Although trained as a lawyer, Carmelo began fencing at an early age, beginning in the 1910s, at the behest of his father and, much like his father, specialized in épée, while also being proficient at fleuret. In 1918 he came in first place in the former category and second in the latter at a competition, organized by the city of Buenos Aires. In the next two years, he finished at the top in both events and became nationally known. In 1921 the Argentine Fencing Federation was founded and, in 1922, the organization sent him to represent Argentina in the Olimpiados Latinamericanos, a celebration overseen by the International Olympic Committee to celebrate the centenary of Brazil's declaration of independence. His native country won first place in the épée, fleuret and sabre events in the host city of Rio de Janeiro. At the age of 17, he was one of the youngest competitors to represent his country at these games.

== Olympic career ==
The Argentine Fencing Committee had great difficulty in organizing a team to attend the 1924 Summer Olympics. Despite the establishment of the Argentine Olympic Committee, and his participation and success in all of the trials, Camet did not attend a congratulatory gala for the Olympic delegation, nor did he travel to Paris to participate in the games themselves, for personal reasons. The official report lists him as a member of the official delegation, albeit one who did not participate. That year, the Argentines placed fifth in the team foil competition. He continued to practice fencing until 1926 when, after winning a national championship, he put the sport on hold to complete his law degree.

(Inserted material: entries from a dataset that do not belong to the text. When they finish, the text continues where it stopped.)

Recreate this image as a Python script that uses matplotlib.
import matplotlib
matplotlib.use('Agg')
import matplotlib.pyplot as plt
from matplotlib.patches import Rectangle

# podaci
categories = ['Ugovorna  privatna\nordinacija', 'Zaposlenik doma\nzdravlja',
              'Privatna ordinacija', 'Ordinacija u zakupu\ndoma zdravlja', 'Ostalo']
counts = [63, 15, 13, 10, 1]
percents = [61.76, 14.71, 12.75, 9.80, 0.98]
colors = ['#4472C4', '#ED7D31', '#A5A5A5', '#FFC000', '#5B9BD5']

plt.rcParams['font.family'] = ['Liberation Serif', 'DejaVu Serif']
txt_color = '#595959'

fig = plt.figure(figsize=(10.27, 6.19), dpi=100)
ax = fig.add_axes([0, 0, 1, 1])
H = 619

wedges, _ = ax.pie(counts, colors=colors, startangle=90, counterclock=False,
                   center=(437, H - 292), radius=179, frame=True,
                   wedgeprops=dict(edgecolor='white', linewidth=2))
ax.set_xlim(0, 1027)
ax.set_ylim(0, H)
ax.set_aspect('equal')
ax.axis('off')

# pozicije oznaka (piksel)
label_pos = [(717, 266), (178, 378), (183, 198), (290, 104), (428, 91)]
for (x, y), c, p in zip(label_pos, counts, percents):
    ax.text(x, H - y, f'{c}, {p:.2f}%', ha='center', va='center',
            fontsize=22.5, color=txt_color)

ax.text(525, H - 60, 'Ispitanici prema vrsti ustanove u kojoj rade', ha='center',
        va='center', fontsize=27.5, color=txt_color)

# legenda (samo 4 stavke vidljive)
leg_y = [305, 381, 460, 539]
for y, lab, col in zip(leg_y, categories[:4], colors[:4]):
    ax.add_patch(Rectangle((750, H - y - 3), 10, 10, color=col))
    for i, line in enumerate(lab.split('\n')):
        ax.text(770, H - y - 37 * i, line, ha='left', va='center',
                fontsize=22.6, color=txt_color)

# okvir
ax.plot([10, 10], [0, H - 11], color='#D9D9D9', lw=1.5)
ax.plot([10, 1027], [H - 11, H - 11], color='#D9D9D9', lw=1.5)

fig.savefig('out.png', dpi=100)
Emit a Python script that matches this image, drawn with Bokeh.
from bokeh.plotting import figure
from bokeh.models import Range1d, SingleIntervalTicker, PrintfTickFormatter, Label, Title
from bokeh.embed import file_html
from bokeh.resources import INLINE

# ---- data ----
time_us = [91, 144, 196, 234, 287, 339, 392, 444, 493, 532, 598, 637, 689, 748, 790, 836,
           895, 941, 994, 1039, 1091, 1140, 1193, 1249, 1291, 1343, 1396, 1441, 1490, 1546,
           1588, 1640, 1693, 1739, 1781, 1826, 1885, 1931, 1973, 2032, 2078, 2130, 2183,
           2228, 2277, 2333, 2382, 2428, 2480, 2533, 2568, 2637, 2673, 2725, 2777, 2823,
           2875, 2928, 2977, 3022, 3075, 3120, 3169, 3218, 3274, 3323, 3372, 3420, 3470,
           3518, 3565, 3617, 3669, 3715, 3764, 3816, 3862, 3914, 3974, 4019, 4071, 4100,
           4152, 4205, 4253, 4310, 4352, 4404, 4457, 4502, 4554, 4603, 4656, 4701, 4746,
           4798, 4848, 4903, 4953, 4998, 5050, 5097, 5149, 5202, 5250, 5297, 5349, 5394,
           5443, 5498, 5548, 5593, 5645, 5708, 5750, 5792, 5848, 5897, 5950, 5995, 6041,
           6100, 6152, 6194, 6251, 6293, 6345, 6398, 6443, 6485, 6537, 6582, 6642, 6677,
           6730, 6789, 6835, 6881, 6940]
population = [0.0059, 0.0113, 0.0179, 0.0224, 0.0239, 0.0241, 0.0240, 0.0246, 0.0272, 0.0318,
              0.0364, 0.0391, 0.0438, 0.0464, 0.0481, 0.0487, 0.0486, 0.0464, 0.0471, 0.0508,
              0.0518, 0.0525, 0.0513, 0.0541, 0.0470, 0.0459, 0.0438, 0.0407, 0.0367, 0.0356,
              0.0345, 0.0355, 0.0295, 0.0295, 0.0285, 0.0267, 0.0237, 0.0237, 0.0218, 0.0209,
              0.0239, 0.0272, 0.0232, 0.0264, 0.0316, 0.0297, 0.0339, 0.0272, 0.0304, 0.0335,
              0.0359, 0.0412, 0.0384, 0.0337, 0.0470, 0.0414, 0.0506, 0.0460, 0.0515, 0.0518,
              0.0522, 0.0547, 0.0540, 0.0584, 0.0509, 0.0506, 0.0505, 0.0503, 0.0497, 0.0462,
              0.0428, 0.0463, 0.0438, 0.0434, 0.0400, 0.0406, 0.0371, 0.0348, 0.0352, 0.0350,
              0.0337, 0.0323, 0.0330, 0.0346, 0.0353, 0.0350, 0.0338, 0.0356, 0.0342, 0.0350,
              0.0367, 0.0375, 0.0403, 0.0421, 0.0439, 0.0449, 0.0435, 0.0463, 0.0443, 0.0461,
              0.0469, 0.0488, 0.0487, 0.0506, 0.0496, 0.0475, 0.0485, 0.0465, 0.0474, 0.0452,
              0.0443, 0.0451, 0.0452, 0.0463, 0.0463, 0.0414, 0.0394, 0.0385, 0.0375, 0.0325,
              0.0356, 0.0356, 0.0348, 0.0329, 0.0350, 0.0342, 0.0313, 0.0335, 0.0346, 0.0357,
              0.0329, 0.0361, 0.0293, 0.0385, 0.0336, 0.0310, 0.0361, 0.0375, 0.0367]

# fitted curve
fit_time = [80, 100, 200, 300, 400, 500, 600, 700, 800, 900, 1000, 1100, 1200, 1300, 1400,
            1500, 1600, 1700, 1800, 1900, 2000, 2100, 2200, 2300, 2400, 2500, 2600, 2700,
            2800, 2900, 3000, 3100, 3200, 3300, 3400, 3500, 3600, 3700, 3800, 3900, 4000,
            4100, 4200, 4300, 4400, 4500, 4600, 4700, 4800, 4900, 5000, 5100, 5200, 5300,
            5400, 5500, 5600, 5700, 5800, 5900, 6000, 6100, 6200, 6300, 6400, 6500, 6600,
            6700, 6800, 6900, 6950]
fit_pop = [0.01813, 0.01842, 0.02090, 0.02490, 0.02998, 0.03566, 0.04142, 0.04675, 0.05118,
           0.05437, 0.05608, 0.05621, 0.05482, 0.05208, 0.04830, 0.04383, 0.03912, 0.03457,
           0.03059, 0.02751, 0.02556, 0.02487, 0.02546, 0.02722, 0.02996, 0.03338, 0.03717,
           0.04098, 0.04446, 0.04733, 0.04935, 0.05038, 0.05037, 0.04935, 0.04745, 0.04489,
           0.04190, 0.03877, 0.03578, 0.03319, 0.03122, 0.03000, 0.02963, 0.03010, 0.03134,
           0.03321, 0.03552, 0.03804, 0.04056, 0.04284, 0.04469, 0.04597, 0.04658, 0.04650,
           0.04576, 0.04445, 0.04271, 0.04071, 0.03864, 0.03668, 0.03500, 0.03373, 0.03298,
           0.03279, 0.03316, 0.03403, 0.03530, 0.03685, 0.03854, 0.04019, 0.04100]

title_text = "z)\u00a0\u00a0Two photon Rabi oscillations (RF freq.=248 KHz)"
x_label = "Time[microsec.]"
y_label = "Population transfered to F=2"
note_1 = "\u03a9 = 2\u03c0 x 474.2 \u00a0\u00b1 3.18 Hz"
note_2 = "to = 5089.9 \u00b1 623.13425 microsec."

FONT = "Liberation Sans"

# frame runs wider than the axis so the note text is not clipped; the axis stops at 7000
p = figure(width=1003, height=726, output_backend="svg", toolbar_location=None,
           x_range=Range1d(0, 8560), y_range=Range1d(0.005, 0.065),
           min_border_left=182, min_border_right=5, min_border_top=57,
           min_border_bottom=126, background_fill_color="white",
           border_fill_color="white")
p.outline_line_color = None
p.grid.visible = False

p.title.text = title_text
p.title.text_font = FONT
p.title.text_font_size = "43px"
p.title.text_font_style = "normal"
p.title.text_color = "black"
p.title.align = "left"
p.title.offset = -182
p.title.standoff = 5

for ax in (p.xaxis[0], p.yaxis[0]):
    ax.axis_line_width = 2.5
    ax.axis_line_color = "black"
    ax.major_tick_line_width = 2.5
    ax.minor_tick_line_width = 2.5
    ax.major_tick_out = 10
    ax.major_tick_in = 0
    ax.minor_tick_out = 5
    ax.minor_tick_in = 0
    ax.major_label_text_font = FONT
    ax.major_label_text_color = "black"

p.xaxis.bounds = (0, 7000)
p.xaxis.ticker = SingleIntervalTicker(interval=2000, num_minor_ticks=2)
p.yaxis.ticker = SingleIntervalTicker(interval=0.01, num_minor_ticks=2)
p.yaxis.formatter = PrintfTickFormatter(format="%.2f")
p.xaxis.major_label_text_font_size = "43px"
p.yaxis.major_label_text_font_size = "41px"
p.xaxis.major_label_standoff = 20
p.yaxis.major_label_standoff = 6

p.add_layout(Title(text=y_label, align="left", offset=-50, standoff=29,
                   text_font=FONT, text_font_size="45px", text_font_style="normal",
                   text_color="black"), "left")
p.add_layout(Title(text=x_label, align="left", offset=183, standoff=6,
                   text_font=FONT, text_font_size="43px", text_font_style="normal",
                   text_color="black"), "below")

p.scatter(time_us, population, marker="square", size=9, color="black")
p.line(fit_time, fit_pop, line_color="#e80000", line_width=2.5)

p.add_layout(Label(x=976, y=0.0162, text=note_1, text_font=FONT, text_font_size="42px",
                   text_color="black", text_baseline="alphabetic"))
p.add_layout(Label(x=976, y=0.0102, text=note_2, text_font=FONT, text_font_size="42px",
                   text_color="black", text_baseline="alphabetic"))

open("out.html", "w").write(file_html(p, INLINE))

Camet did, however, travel to Amsterdam to participate in the 1928 Summer Olympics. He was joined by four teammates: Roberto Larraz and Luis Lucchetti, who were part of the 1924 delegation that had placed in fifth place, and newcomers Raul Anganuzzi and Héctor Lucchetti. The fencing competition took place from July 29 to August 11. Camet, who was a substitute, sat out of the matches against Norway and Spain, before being called to replace Héctor Lucchetti against Belgium. After entering the quarter-finals, the team defeated the United States and the Netherlands, advancing undefeated to the quarter-finals, where they bested Hungary. The Argentine team then lost against Italy and France, the eventual gold and silver medal-winning teams respectively. The competition for the bronze medal, which would have been between Belgium and Argentina, was scrapped because the latter had already defeated the former.

Camet, therefore, won the bronze medal in the team foil category, along with his teammates, despite what he considered to be adverse rulings from the jurors. This was the first and, at the time of Camet's death, only Olympic medal for Argentina in fencing. It was also the only bronze medal won by the Argentine delegation in Amsterdam, although silver medals were won by Raúl Landini, Víctor Peralta and the football team, along with gold medals from Víctor Avendaño, Arturo Rodríguez and Alberto Zorrilla.

== Later life ==

After the Olympics, Camet traveled to Navarreux in France to visit his old family home, where his father had studied both academics and fencing. While the victory at Amsterdam was considered a milestone in Argentine athletics at the time, Camet, as a substitute was often forgotten as a contributor by his contemporaries in the fencing community such as Oscar Viñas and Eugenio Peni, despite being a legitimate and official medal winner. He was always given credit by his teammates, however, even if they emphasized his position as a substitute on the team. Camet's father died on July 15, 1931, a few years after Carmelo's success at the Olympics. Carmelo subsequently married Elsie Muir and, in 1981, returned to Navarreux for a second visit. He lived the rest of his life in Buenos Aires. At the time of his death, on July 22, 2007, at the age of 102, he was believed to be the world's oldest living Olympic athlete, although that distinction actually belonged to Erna Sondheim.